#### Source excerpt:
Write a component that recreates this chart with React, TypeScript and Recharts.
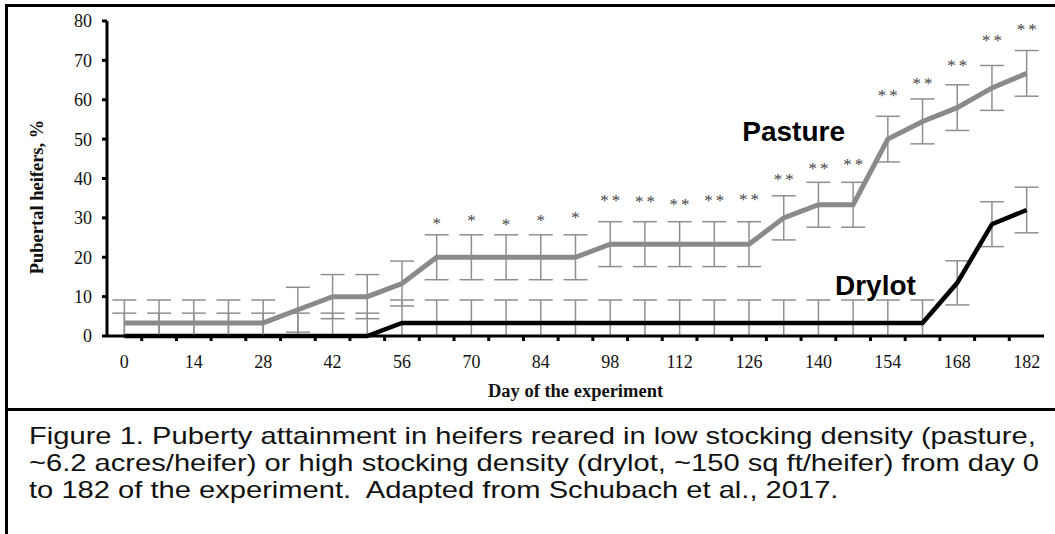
import { ErrorBar, LabelList, Line, LineChart, ReferenceDot, XAxis, YAxis } from "recharts";

const SERIF = "'Liberation Serif', 'Times New Roman', serif";
const SANS = "'Liberation Sans', Arial, sans-serif";

const days = [0, 7, 14, 21, 28, 35, 42, 49, 56, 63, 70, 77, 84, 91, 98, 105, 112, 119, 126, 133, 140, 147, 154, 161, 168, 175, 182];
const pasture = [3.33, 3.33, 3.33, 3.33, 3.33, 6.67, 10, 10, 13.33, 20, 20, 20, 20, 20, 23.33, 23.33, 23.33, 23.33, 23.33, 30, 33.33, 33.33, 50, 54.5, 58, 63, 66.7];
const pastureSE = [5.8, 5.8, 5.8, 5.8, 5.8, 5.7, 5.6, 5.6, 5.7, 5.7, 5.7, 5.7, 5.7, 5.7, 5.7, 5.7, 5.7, 5.7, 5.7, 5.6, 5.7, 5.7, 5.8, 5.7, 5.8, 5.7, 5.8];
const drylot = [0, 0, 0, 0, 0, 0, 0, 0, 3.33, 3.33, 3.33, 3.33, 3.33, 3.33, 3.33, 3.33, 3.33, 3.33, 3.33, 3.33, 3.33, 3.33, 3.33, 3.33, 13.5, 28.4, 32];
const drylotSE = [5.8, 5.8, 5.8, 5.8, 5.8, 5.8, 5.8, 5.8, 5.8, 5.8, 5.8, 5.8, 5.8, 5.8, 5.8, 5.8, 5.8, 5.8, 5.8, 5.8, 5.8, 5.8, 5.8, 5.8, 5.6, 5.7, 5.8];
const sigMarks = [null, null, null, null, null, null, null, null, null, "*", "*", "*", "*", "*", "**", "**", "**", "**", "**", "**", "**", "**", "**", "**", "**", "**", "**"];
const sigHeight = [null, null, null, null, null, null, null, null, null, 29.3, 29.9, 29.0, 30.0, 30.7, 35.0, 34.8, 34.1, 35.0, 35.4, 40.4, 43.2, 44.1, 61.6, 64.8, 69.4, 75.8, 78.5];

const dayLabels = [0, 14, 28, 42, 56, 70, 84, 98, 112, 126, 140, 154, 168, 182];
const minorTicks = [3.5, 10.5, 17.5, 24.5, 31.5, 38.5, 45.5, 52.5, 59.5, 66.5, 73.5, 80.5, 87.5, 94.5, 101.5, 108.5, 115.5, 122.5, 129.5, 136.5, 143.5, 150.5, 157.5, 164.5, 171.5, 178.5];
const yTicks = [0, 10, 20, 30, 40, 50, 60, 70, 80];

const seriesLabels = [
  { name: "Pasture", day: 135, value: 52 },
  { name: "Drylot", day: 151.5, value: 12.9 },
];

const captionLines = [
  "Figure 1. Puberty attainment in heifers reared in low stocking density (pasture,",
  "~6.2 acres/heifer) or high stocking density (drylot, ~150 sq ft/heifer) from day 0",
  "to 182 of the experiment.  Adapted from Schubach et al., 2017.",
];

const data = days.map((day, i) => ({
  day,
  pasture: pasture[i],
  pastureErr: [Math.min(pastureSE[i], pasture[i]), pastureSE[i]],
  drylot: drylot[i],
  drylotErr: [Math.min(drylotSE[i], drylot[i]), drylotSE[i]],
  sig: sigMarks[i],
  sigY: sigHeight[i],
}));

const allXTicks = [...dayLabels, ...minorTicks].sort((a, b) => a - b);

function DayTick({ x, y, payload }: any) {
  const v = payload.value;
  if (dayLabels.includes(v)) {
    return (
      <text x={x} y={y + 32} textAnchor="middle" fontSize={18} fontFamily={SERIF} fill="#111">
        {v}
      </text>
    );
  }
  return <line x1={x} x2={x} y1={y} y2={y + 5} stroke="#000" strokeWidth={3} />;
}

function SigLabel({ x, y, value }: any) {
  if (value == null || y == null || Number.isNaN(y)) return null;
  return (
    <text x={x + 1.5} y={y + 8} textAnchor="middle" fontSize={17} letterSpacing={3} fontFamily={SERIF} fill="#444">
      {value}
    </text>
  );
}

export default function App() {
  return (
    <div style={{ position: "absolute", left: 0, top: 0, width: 1055, height: 534, background: "#fff", overflow: "hidden" }}>
      <LineChart width={1055} height={408} data={data} margin={{ top: 21, right: 11, left: 0, bottom: 12 }}>
        <XAxis
          dataKey="day"
          type="number"
          domain={[-3.5, 185.5]}
          ticks={allXTicks}
          interval={0}
          tick={<DayTick />}
          tickLine={false}
          tickSize={0}
          tickMargin={0}
          height={60}
          axisLine={{ stroke: "#000", strokeWidth: 3 }}
          label={{
            content: ({ viewBox }: any) => (
              <text x={viewBox.x + viewBox.width / 2} y={viewBox.y + 61} textAnchor="middle" fontSize={18.5} fontWeight={700} fontFamily={SERIF} fill="#111">
                Day of the experiment
              </text>
            ),
          }}
        />
        <YAxis
          type="number"
          domain={[0, 80]}
          ticks={yTicks}
          interval={0}
          width={107}
          tickSize={5}
          tickMargin={10}
          tick={{ fontSize: 18, fontFamily: SERIF, fill: "#111" }}
          tickLine={{ stroke: "#000", strokeWidth: 3 }}
          axisLine={{ stroke: "#000", strokeWidth: 3 }}
          label={{
            content: ({ viewBox }: any) => (
              <text
                transform={`translate(${viewBox.x + 37}, ${viewBox.y + viewBox.height / 2 + 18.5}) rotate(-90)`}
                textAnchor="middle"
                dominantBaseline="central"
                fontSize={18.5}
                fontWeight={700}
                fontFamily={SERIF}
                fill="#111"
              >
                Pubertal heifers, %
              </text>
            ),
          }}
        />
        <Line type="linear" dataKey="drylot" stroke="#000" strokeWidth={4.5} dot={false} activeDot={false} isAnimationActive={false}>
          <ErrorBar dataKey="drylotErr" width={12} stroke="#8f8f8f" strokeWidth={1.5} direction="y" isAnimationActive={false} />
        </Line>
        <Line type="linear" dataKey="pasture" stroke="#8a8a8a" strokeWidth={5} dot={false} activeDot={false} isAnimationActive={false}>
          <ErrorBar dataKey="pastureErr" width={12} stroke="#8f8f8f" strokeWidth={1.5} direction="y" isAnimationActive={false} />
        </Line>
        <Line type="linear" dataKey="sigY" stroke="none" dot={false} activeDot={false} legendType="none" isAnimationActive={false}>
          <LabelList dataKey="sig" content={<SigLabel />} />
        </Line>
        {seriesLabels.map((s) => (
          <ReferenceDot
            key={s.name}
            x={s.day}
            y={s.value}
            r={0}
            fill="none"
            stroke="none"
            label={{ value: s.name, position: "center", fontSize: 28, fontWeight: 700, fontFamily: SANS, fill: "#000" }}
          />
        ))}
      </LineChart>
      <div style={{ position: "absolute", left: 5, top: 4, width: 1050, height: 3, background: "#000" }} />
      <div style={{ position: "absolute", left: 5, top: 4, width: 3, height: 530, background: "#000" }} />
      <div style={{ position: "absolute", left: 5, top: 408, width: 1050, height: 3, background: "#000" }} />
      <div
        style={{
          position: "absolute",
          left: 29,
          top: 423,
          fontFamily: SANS,
          fontSize: 23.4,
          lineHeight: "27px",
          color: "#111",
          whiteSpace: "pre",
          transform: "scaleX(1.245)",
          transformOrigin: "left top",
        }}
      >
        {captionLines.map((line) => (
          <div key={line}>{line}</div>
        ))}
      </div>
    </div>
  );
}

#### Task requirements:
Write the material out again exactly as it appears, dropping the pictures.

#### Full output:
Write a component that recreates this chart with React, TypeScript and Recharts.
import { ErrorBar, LabelList, Line, LineChart, ReferenceDot, XAxis, YAxis } from "recharts";

const SERIF = "'Liberation Serif', 'Times New Roman', serif";
const SANS = "'Liberation Sans', Arial, sans-serif";

const days = [0, 7, 14, 21, 28, 35, 42, 49, 56, 63, 70, 77, 84, 91, 98, 105, 112, 119, 126, 133, 140, 147, 154, 161, 168, 175, 182];
const pasture = [3.33, 3.33, 3.33, 3.33, 3.33, 6.67, 10, 10, 13.33, 20, 20, 20, 20, 20, 23.33, 23.33, 23.33, 23.33, 23.33, 30, 33.33, 33.33, 50, 54.5, 58, 63, 66.7];
const pastureSE = [5.8, 5.8, 5.8, 5.8, 5.8, 5.7, 5.6, 5.6, 5.7, 5.7, 5.7, 5.7, 5.7, 5.7, 5.7, 5.7, 5.7, 5.7, 5.7, 5.6, 5.7, 5.7, 5.8, 5.7, 5.8, 5.7, 5.8];
const drylot = [0, 0, 0, 0, 0, 0, 0, 0, 3.33, 3.33, 3.33, 3.33, 3.33, 3.33, 3.33, 3.33, 3.33, 3.33, 3.33, 3.33, 3.33, 3.33, 3.33, 3.33, 13.5, 28.4, 32];
const drylotSE = [5.8, 5.8, 5.8, 5.8, 5.8, 5.8, 5.8, 5.8, 5.8, 5.8, 5.8, 5.8, 5.8, 5.8, 5.8, 5.8, 5.8, 5.8, 5.8, 5.8, 5.8, 5.8, 5.8, 5.8, 5.6, 5.7, 5.8];
const sigMarks = [null, null, null, null, null, null, null, null, null, "*", "*", "*", "*", "*", "**", "**", "**", "**", "**", "**", "**", "**", "**", "**", "**", "**", "**"];
const sigHeight = [null, null, null, null, null, null, null, null, null, 29.3, 29.9, 29.0, 30.0, 30.7, 35.0, 34.8, 34.1, 35.0, 35.4, 40.4, 43.2, 44.1, 61.6, 64.8, 69.4, 75.8, 78.5];

const dayLabels = [0, 14, 28, 42, 56, 70, 84, 98, 112, 126, 140, 154, 168, 182];
const minorTicks = [3.5, 10.5, 17.5, 24.5, 31.5, 38.5, 45.5, 52.5, 59.5, 66.5, 73.5, 80.5, 87.5, 94.5, 101.5, 108.5, 115.5, 122.5, 129.5, 136.5, 143.5, 150.5, 157.5, 164.5, 171.5, 178.5];
const yTicks = [0, 10, 20, 30, 40, 50, 60, 70, 80];

const seriesLabels = [
  { name: "Pasture", day: 135, value: 52 },
  { name: "Drylot", day: 151.5, value: 12.9 },
];

const captionLines = [
  "Figure 1. Puberty attainment in heifers reared in low stocking density (pasture,",
  "~6.2 acres/heifer) or high stocking density (drylot, ~150 sq ft/heifer) from day 0",
  "to 182 of the experiment.  Adapted from Schubach et al., 2017.",
];

const data = days.map((day, i) => ({
  day,
  pasture: pasture[i],
  pastureErr: [Math.min(pastureSE[i], pasture[i]), pastureSE[i]],
  drylot: drylot[i],
  drylotErr: [Math.min(drylotSE[i], drylot[i]), drylotSE[i]],
  sig: sigMarks[i],
  sigY: sigHeight[i],
}));

const allXTicks = [...dayLabels, ...minorTicks].sort((a, b) => a - b);

function DayTick({ x, y, payload }: any) {
  const v = payload.value;
  if (dayLabels.includes(v)) {
    return (
      <text x={x} y={y + 32} textAnchor="middle" fontSize={18} fontFamily={SERIF} fill="#111">
        {v}
      </text>
    );
  }
  return <line x1={x} x2={x} y1={y} y2={y + 5} stroke="#000" strokeWidth={3} />;
}

function SigLabel({ x, y, value }: any) {
  if (value == null || y == null || Number.isNaN(y)) return null;
  return (
    <text x={x + 1.5} y={y + 8} textAnchor="middle" fontSize={17} letterSpacing={3} fontFamily={SERIF} fill="#444">
      {value}
    </text>
  );
}

export default function App() {
  return (
    <div style={{ position: "absolute", left: 0, top: 0, width: 1055, height: 534, background: "#fff", overflow: "hidden" }}>
      <LineChart width={1055} height={408} data={data} margin={{ top: 21, right: 11, left: 0, bottom: 12 }}>
        <XAxis
          dataKey="day"
          type="number"
          domain={[-3.5, 185.5]}
          ticks={allXTicks}
          interval={0}
          tick={<DayTick />}
          tickLine={false}
          tickSize={0}
          tickMargin={0}
          height={60}
          axisLine={{ stroke: "#000", strokeWidth: 3 }}
          label={{
            content: ({ viewBox }: any) => (
              <text x={viewBox.x + viewBox.width / 2} y={viewBox.y + 61} textAnchor="middle" fontSize={18.5} fontWeight={700} fontFamily={SERIF} fill="#111">
                Day of the experiment
              </text>
            ),
          }}
        />
        <YAxis
          type="number"
          domain={[0, 80]}
          ticks={yTicks}
          interval={0}
          width={107}
          tickSize={5}
          tickMargin={10}
          tick={{ fontSize: 18, fontFamily: SERIF, fill: "#111" }}
          tickLine={{ stroke: "#000", strokeWidth: 3 }}
          axisLine={{ stroke: "#000", strokeWidth: 3 }}
          label={{
            content: ({ viewBox }: any) => (
              <text
                transform={`translate(${viewBox.x + 37}, ${viewBox.y + viewBox.height / 2 + 18.5}) rotate(-90)`}
                textAnchor="middle"
                dominantBaseline="central"
                fontSize={18.5}
                fontWeight={700}
                fontFamily={SERIF}
                fill="#111"
              >
                Pubertal heifers, %
              </text>
            ),
          }}
        />
        <Line type="linear" dataKey="drylot" stroke="#000" strokeWidth={4.5} dot={false} activeDot={false} isAnimationActive={false}>
          <ErrorBar dataKey="drylotErr" width={12} stroke="#8f8f8f" strokeWidth={1.5} direction="y" isAnimationActive={false} />
        </Line>
        <Line type="linear" dataKey="pasture" stroke="#8a8a8a" strokeWidth={5} dot={false} activeDot={false} isAnimationActive={false}>
          <ErrorBar dataKey="pastureErr" width={12} stroke="#8f8f8f" strokeWidth={1.5} direction="y" isAnimationActive={false} />
        </Line>
        <Line type="linear" dataKey="sigY" stroke="none" dot={false} activeDot={false} legendType="none" isAnimationActive={false}>
          <LabelList dataKey="sig" content={<SigLabel />} />
        </Line>
        {seriesLabels.map((s) => (
          <ReferenceDot
            key={s.name}
            x={s.day}
            y={s.value}
            r={0}
            fill="none"
            stroke="none"
            label={{ value: s.name, position: "center", fontSize: 28, fontWeight: 700, fontFamily: SANS, fill: "#000" }}
          />
        ))}
      </LineChart>
      <div style={{ position: "absolute", left: 5, top: 4, width: 1050, height: 3, background: "#000" }} />
      <div style={{ position: "absolute", left: 5, top: 4, width: 3, height: 530, background: "#000" }} />
      <div style={{ position: "absolute", left: 5, top: 408, width: 1050, height: 3, background: "#000" }} />
      <div
        style={{
          position: "absolute",
          left: 29,
          top: 423,
          fontFamily: SANS,
          fontSize: 23.4,
          lineHeight: "27px",
          color: "#111",
          whiteSpace: "pre",
          transform: "scaleX(1.245)",
          transformOrigin: "left top",
        }}
      >
        {captionLines.map((line) => (
          <div key={line}>{line}</div>
        ))}
      </div>
    </div>
  );
}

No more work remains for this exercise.